Il semble qu’il faille chercher dans l’idéologie populiste la cause principale de la perversion des rapports de travail en Algérie. Comme le note à juste titre A. Amarouche (2006),  rien n’est plus éloigné des rapports de travail de type fordiste que l’idéologie populiste.

Il n’est pas dans notre propos de revenir sur l’histoire de la trajectoire politico-idéologique du pays. Le fait est que, sur un plan économique, celle-ci est marquée par une constante : le populisme. Ce dernier véhicule une conception de l’économie dans laquelle la notion de conflit n’existe pas.

Or, le rapport salarial est une institution qui naît du conflit. La configuration qu’il prend, dans un contexte historique donné, exprime le règlement du conflit, en même temps qu’il en normalise les termes.

En Algérie, l’idéologie populiste a produit ce que L. Addi a appelé « le compromis tacite global régulateur », compromis consistant en un échange entre l’Etat et la société : discipline relâchée à l’intérieur de l’usine, contrôle politique à l’extérieur (Addi, 1990).

Ainsi, le relâchement de la discipline à l’intérieur de l’usine est compensé par un autoritarisme politique dans la société. Le conflit inhérent au fordisme –entre le capital et le travail –est éludé tant que la rente pétrolière permettait de faire face aux déséquilibres et déficits des entreprises publiques.

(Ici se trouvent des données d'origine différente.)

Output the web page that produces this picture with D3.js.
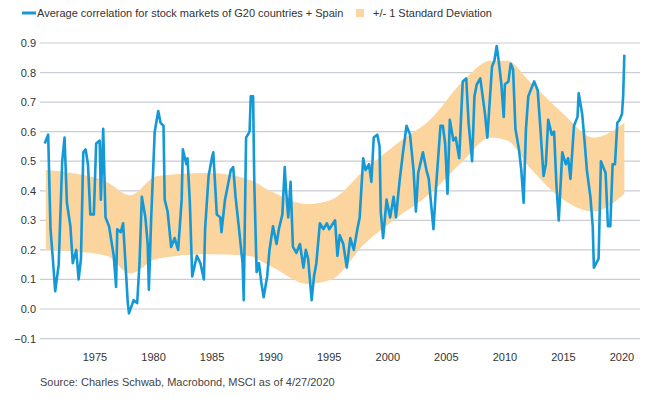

L’idéologie populiste, dont la principale caractéristique est son refus de voir la société à travers les intérêts économiques qui la divisent, finit par conforter son emprise sur la société industrielle, emprise menée à son apogée avec l’adoption du Statut Général du Travailleur (SGT). Ce dernier, qui a pour ambition de codifier les relations de travail dans leurs moindres détails et de définir les principes devant régir les rémunérations des travailleurs, quelles que soient leurs fonctions, ne laisse, en effet, aucune marge à la négociation entre employeurs et employés.

Notes
73.

L’industrialisation par l’importation massive d’équipements industriels semble s’inscrire dans la stratégie des pays développés pour relancer leur croissance dans un contexte marqué par la crise pétrolière de 1973 et l’émergence de la crise du fordisme. Ainsi, dès 1976, tout est mis en œuvre pour que la croissance des PVD soit supérieure à 6% (10% en Algérie) de manière que leurs importations relancent la croissance des pays développés, quitte à leur faciliter leur endettement.

74.

Tous ces chiffres sont tirés du Bilan Economique et Social, MPAT, Alger, 1980. Il y a lieu de préciser que bien qu’il s’agit de dinars courants, ces chiffres demeurent cependant significatifs puisque, durant cette période, l’inflation fut très peu élevée.

75.

Rappelons que le fordisme est le régime d’accumulation dans lequel un certain type de rapport salarial concilie les progrès de la productivité et les hausses de salaires. Le rapport salarial fordiste suppose la combinaison de deux éléments : le premier, une organisation du procès de travail de type « taylorienne » (parcellisation des tâches, mécanisation des processus productifs, séparation complète entre conception et exécution), organisation qui tend à s’appliquer dans la majorité des secteurs ; deuxième élément, une possibilité de partage des gains de productivité (autrement que par le jeu de la pénurie de la main d’œuvre) en contre partie d’une mise au travail conforme aux normes techniques des machines.

76.

Agence Algérienne de Recherche Démographiques, Economiques et Sociales.

77.

Soulignons que le problème de l’extériorité du procès de travail par rapport à la société, ou inversement, constitue une thèse largement répandue dans le courant régulationniste.

78.

L’auteur traite du rapport salarial à l’œuvre dans les pays rentiers ayant entrepris de s’industrialiser.

79.

L’expression est de A. Lipietz.

80.

Voir section précédente.

81.

Remarquons que la politique de soutien des prix des produits de base n’est pas sans rappeler le fameux système de Speenhamland, évoqué par K. Polanyi dans «  La  grande transformation ». Ce dernier écrivait, à propos du « droit de vivre » institué par Speenhamland : «  Si l’économie complexe de Speenhamland échappait même à l’entendement des observateurs les plus compétents de l’époque, la conclusion n’en apparaissait que plus irrésistible : l’aide aux salaires devait être porteuse d’un vice propre, puisqu’elle faisait tort, comme par miracle, à ceux là même qui en bénéficiaient » (Polanyi, 1944, 119).Comme le fait remarquer L. Addi (1990), il est, en effet, significatif que, pour l’Angleterre, K. Polanyi situe la date de naissance de la classe ouvrière à l’abolition du système de Speenhamland.

82.

Voir sur ce point précis l’analyse intéressante de A. Henni (1993). L’auteur y évoque le recours, notamment dans le secteur privé, à la tradition pour fonder une sorte d’articulation entre la logique marchande et la logique communautaire qui fait appel au « confrérisme ». Les pratiques auxquelles ce dernier donne lieu finissent, écrit-il, par faire du patron un cheikh dont les employés sont les clients.